Overcoming Extreme Engineering Hurdles
Building and operating a machine of this scale presented significant engineering challenges. The construction of the facility to house the centrifuge was completed in just one year, a testament to the project's rapid execution.
The immense speed required to generate 1,900 g-tons of force also produces extreme heat and mechanical stress on the machine's components. To manage this, engineers developed a sophisticated cooling system. It combines a vacuum environment with liquid coolant and high-speed ventilation to dissipate heat and ensure the structural integrity of the device during operation.
This innovative solution was critical to achieving stable and repeatable experimental conditions under such intense physical demands.

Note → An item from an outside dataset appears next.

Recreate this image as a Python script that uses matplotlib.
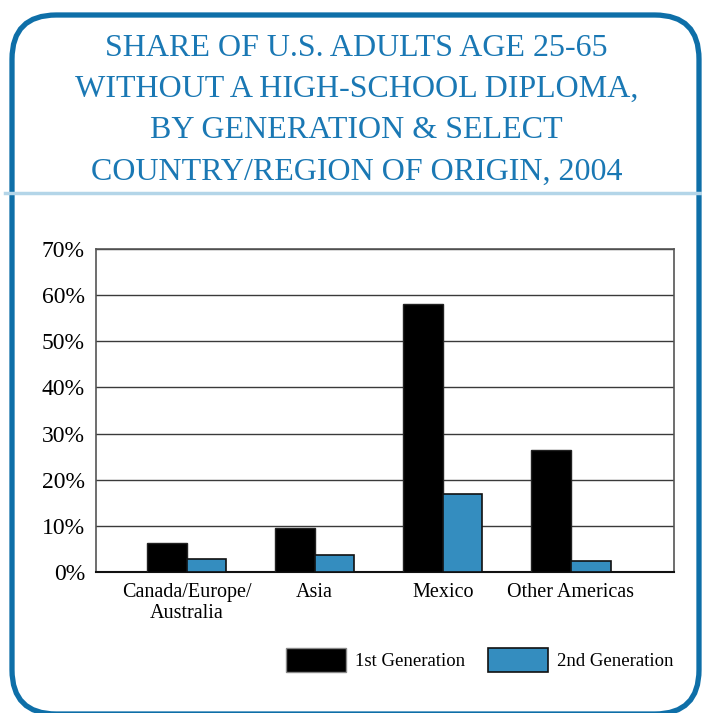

Wide-Ranging Scientific Applications
The CHIEF1900 is not a single-purpose device. It is equipped with six distinct experimental chambers, each tailored for a specific field of research. This versatility makes it a powerful asset for a wide range of scientific and industrial inquiries.
The dedicated research areas include:
- Seismic Geotechnics: Simulating the effects of earthquakes on soil, slopes, and foundations.
- Deep-Sea Engineering: Testing the durability of underwater structures and materials under immense pressure.
- Underground Environments: Studying the stability of tunnels and subterranean construction.
- Geological Studies: Modeling the formation of geological features and the movement of tectonic plates.
- Advanced Material Treatment: Investigating how new alloys and composites behave under extreme stress.
The insights gained from experiments in these chambers could lead to safer infrastructure, more efficient resource extraction, and breakthroughs in materials science. As the CHIEF1900 begins its operational life, the global scientific community will be watching to see what discoveries emerge from this unprecedented tool.